Return all the data below as it stands, minus the pictures.

[BEGIN]

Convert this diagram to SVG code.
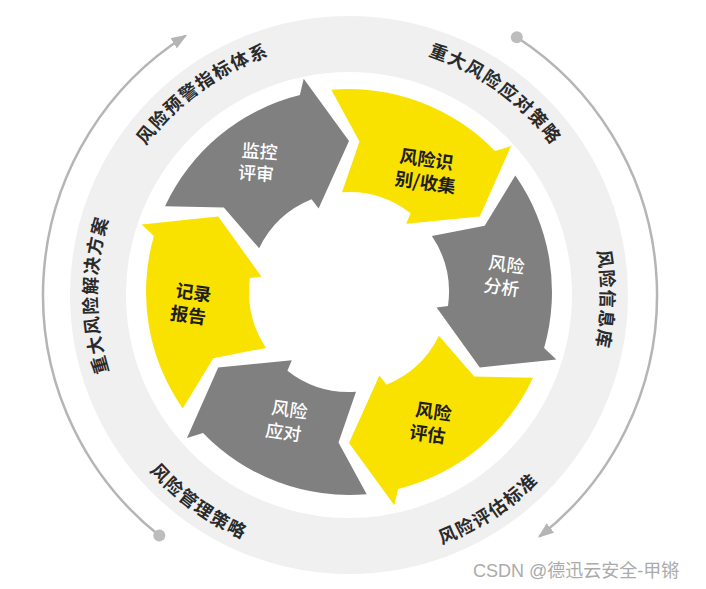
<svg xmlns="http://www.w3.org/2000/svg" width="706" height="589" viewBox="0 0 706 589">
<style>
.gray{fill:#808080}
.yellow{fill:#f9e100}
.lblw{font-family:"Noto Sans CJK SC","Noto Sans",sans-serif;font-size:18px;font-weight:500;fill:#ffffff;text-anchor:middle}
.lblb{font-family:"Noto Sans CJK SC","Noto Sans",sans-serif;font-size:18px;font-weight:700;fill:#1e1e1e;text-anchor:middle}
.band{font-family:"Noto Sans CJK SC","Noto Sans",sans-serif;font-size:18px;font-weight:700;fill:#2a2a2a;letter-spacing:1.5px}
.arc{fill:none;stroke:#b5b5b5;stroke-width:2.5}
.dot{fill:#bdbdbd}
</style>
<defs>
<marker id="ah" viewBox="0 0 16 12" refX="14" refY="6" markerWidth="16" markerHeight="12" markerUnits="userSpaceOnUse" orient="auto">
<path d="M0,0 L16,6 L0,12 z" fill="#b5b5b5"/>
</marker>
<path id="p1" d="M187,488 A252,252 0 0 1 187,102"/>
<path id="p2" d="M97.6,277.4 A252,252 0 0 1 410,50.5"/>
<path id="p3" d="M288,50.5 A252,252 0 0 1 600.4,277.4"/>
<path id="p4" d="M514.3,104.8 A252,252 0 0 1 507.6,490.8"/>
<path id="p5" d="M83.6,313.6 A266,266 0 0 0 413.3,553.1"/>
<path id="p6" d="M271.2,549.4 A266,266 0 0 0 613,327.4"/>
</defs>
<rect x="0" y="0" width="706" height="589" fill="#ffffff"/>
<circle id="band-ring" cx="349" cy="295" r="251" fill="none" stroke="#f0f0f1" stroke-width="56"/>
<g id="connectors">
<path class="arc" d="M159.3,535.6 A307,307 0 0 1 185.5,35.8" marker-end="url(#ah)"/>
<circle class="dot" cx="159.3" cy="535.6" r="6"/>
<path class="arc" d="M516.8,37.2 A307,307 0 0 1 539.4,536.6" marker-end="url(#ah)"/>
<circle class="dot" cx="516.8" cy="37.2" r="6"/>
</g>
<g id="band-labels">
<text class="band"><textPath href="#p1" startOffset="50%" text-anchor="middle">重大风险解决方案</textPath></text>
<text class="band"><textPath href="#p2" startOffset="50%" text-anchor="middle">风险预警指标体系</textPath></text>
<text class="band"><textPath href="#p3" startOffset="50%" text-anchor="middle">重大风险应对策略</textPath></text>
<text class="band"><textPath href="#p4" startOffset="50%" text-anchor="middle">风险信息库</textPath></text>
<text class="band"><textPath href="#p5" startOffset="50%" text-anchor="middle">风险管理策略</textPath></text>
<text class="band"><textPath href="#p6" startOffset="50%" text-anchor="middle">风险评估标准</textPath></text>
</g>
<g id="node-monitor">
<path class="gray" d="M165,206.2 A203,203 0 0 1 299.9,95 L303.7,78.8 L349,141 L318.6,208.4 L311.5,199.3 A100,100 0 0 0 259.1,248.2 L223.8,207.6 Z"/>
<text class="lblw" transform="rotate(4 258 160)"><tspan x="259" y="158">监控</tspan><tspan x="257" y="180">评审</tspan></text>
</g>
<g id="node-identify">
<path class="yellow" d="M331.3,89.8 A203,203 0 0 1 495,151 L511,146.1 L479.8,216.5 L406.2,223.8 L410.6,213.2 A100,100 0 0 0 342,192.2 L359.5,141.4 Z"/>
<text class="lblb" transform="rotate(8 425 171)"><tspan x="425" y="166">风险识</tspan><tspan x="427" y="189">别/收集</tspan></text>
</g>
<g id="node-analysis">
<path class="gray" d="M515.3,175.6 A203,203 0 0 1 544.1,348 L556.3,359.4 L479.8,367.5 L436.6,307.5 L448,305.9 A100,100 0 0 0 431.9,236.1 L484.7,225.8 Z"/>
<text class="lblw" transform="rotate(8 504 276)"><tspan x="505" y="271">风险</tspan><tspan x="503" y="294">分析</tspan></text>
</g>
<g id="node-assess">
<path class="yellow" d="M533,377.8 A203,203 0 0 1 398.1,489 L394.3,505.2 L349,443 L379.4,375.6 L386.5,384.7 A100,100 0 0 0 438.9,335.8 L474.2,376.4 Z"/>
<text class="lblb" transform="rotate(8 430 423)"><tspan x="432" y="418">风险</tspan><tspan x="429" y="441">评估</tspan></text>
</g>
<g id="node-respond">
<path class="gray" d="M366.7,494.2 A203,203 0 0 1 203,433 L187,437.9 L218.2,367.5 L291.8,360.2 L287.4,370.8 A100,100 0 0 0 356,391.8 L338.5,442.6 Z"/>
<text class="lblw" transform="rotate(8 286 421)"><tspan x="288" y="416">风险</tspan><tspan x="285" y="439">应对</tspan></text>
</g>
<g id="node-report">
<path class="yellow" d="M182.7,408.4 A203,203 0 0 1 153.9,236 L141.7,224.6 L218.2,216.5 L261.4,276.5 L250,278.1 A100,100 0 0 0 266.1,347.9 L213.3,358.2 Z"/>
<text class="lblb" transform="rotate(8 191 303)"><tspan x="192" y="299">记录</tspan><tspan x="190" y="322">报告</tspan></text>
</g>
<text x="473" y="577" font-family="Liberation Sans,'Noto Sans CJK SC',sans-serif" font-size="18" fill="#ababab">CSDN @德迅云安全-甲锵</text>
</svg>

[END]

**Exercise solution:**
Convert this diagram to SVG code.
<svg xmlns="http://www.w3.org/2000/svg" width="706" height="589" viewBox="0 0 706 589">
<style>
.gray{fill:#808080}
.yellow{fill:#f9e100}
.lblw{font-family:"Noto Sans CJK SC","Noto Sans",sans-serif;font-size:18px;font-weight:500;fill:#ffffff;text-anchor:middle}
.lblb{font-family:"Noto Sans CJK SC","Noto Sans",sans-serif;font-size:18px;font-weight:700;fill:#1e1e1e;text-anchor:middle}
.band{font-family:"Noto Sans CJK SC","Noto Sans",sans-serif;font-size:18px;font-weight:700;fill:#2a2a2a;letter-spacing:1.5px}
.arc{fill:none;stroke:#b5b5b5;stroke-width:2.5}
.dot{fill:#bdbdbd}
</style>
<defs>
<marker id="ah" viewBox="0 0 16 12" refX="14" refY="6" markerWidth="16" markerHeight="12" markerUnits="userSpaceOnUse" orient="auto">
<path d="M0,0 L16,6 L0,12 z" fill="#b5b5b5"/>
</marker>
<path id="p1" d="M187,488 A252,252 0 0 1 187,102"/>
<path id="p2" d="M97.6,277.4 A252,252 0 0 1 410,50.5"/>
<path id="p3" d="M288,50.5 A252,252 0 0 1 600.4,277.4"/>
<path id="p4" d="M514.3,104.8 A252,252 0 0 1 507.6,490.8"/>
<path id="p5" d="M83.6,313.6 A266,266 0 0 0 413.3,553.1"/>
<path id="p6" d="M271.2,549.4 A266,266 0 0 0 613,327.4"/>
</defs>
<rect x="0" y="0" width="706" height="589" fill="#ffffff"/>
<circle id="band-ring" cx="349" cy="295" r="251" fill="none" stroke="#f0f0f1" stroke-width="56"/>
<g id="connectors">
<path class="arc" d="M159.3,535.6 A307,307 0 0 1 185.5,35.8" marker-end="url(#ah)"/>
<circle class="dot" cx="159.3" cy="535.6" r="6"/>
<path class="arc" d="M516.8,37.2 A307,307 0 0 1 539.4,536.6" marker-end="url(#ah)"/>
<circle class="dot" cx="516.8" cy="37.2" r="6"/>
</g>
<g id="band-labels">
<text class="band"><textPath href="#p1" startOffset="50%" text-anchor="middle">重大风险解决方案</textPath></text>
<text class="band"><textPath href="#p2" startOffset="50%" text-anchor="middle">风险预警指标体系</textPath></text>
<text class="band"><textPath href="#p3" startOffset="50%" text-anchor="middle">重大风险应对策略</textPath></text>
<text class="band"><textPath href="#p4" startOffset="50%" text-anchor="middle">风险信息库</textPath></text>
<text class="band"><textPath href="#p5" startOffset="50%" text-anchor="middle">风险管理策略</textPath></text>
<text class="band"><textPath href="#p6" startOffset="50%" text-anchor="middle">风险评估标准</textPath></text>
</g>
<g id="node-monitor">
<path class="gray" d="M165,206.2 A203,203 0 0 1 299.9,95 L303.7,78.8 L349,141 L318.6,208.4 L311.5,199.3 A100,100 0 0 0 259.1,248.2 L223.8,207.6 Z"/>
<text class="lblw" transform="rotate(4 258 160)"><tspan x="259" y="158">监控</tspan><tspan x="257" y="180">评审</tspan></text>
</g>
<g id="node-identify">
<path class="yellow" d="M331.3,89.8 A203,203 0 0 1 495,151 L511,146.1 L479.8,216.5 L406.2,223.8 L410.6,213.2 A100,100 0 0 0 342,192.2 L359.5,141.4 Z"/>
<text class="lblb" transform="rotate(8 425 171)"><tspan x="425" y="166">风险识</tspan><tspan x="427" y="189">别/收集</tspan></text>
</g>
<g id="node-analysis">
<path class="gray" d="M515.3,175.6 A203,203 0 0 1 544.1,348 L556.3,359.4 L479.8,367.5 L436.6,307.5 L448,305.9 A100,100 0 0 0 431.9,236.1 L484.7,225.8 Z"/>
<text class="lblw" transform="rotate(8 504 276)"><tspan x="505" y="271">风险</tspan><tspan x="503" y="294">分析</tspan></text>
</g>
<g id="node-assess">
<path class="yellow" d="M533,377.8 A203,203 0 0 1 398.1,489 L394.3,505.2 L349,443 L379.4,375.6 L386.5,384.7 A100,100 0 0 0 438.9,335.8 L474.2,376.4 Z"/>
<text class="lblb" transform="rotate(8 430 423)"><tspan x="432" y="418">风险</tspan><tspan x="429" y="441">评估</tspan></text>
</g>
<g id="node-respond">
<path class="gray" d="M366.7,494.2 A203,203 0 0 1 203,433 L187,437.9 L218.2,367.5 L291.8,360.2 L287.4,370.8 A100,100 0 0 0 356,391.8 L338.5,442.6 Z"/>
<text class="lblw" transform="rotate(8 286 421)"><tspan x="288" y="416">风险</tspan><tspan x="285" y="439">应对</tspan></text>
</g>
<g id="node-report">
<path class="yellow" d="M182.7,408.4 A203,203 0 0 1 153.9,236 L141.7,224.6 L218.2,216.5 L261.4,276.5 L250,278.1 A100,100 0 0 0 266.1,347.9 L213.3,358.2 Z"/>
<text class="lblb" transform="rotate(8 191 303)"><tspan x="192" y="299">记录</tspan><tspan x="190" y="322">报告</tspan></text>
</g>
<text x="473" y="577" font-family="Liberation Sans,'Noto Sans CJK SC',sans-serif" font-size="18" fill="#ababab">CSDN @德迅云安全-甲锵</text>
</svg>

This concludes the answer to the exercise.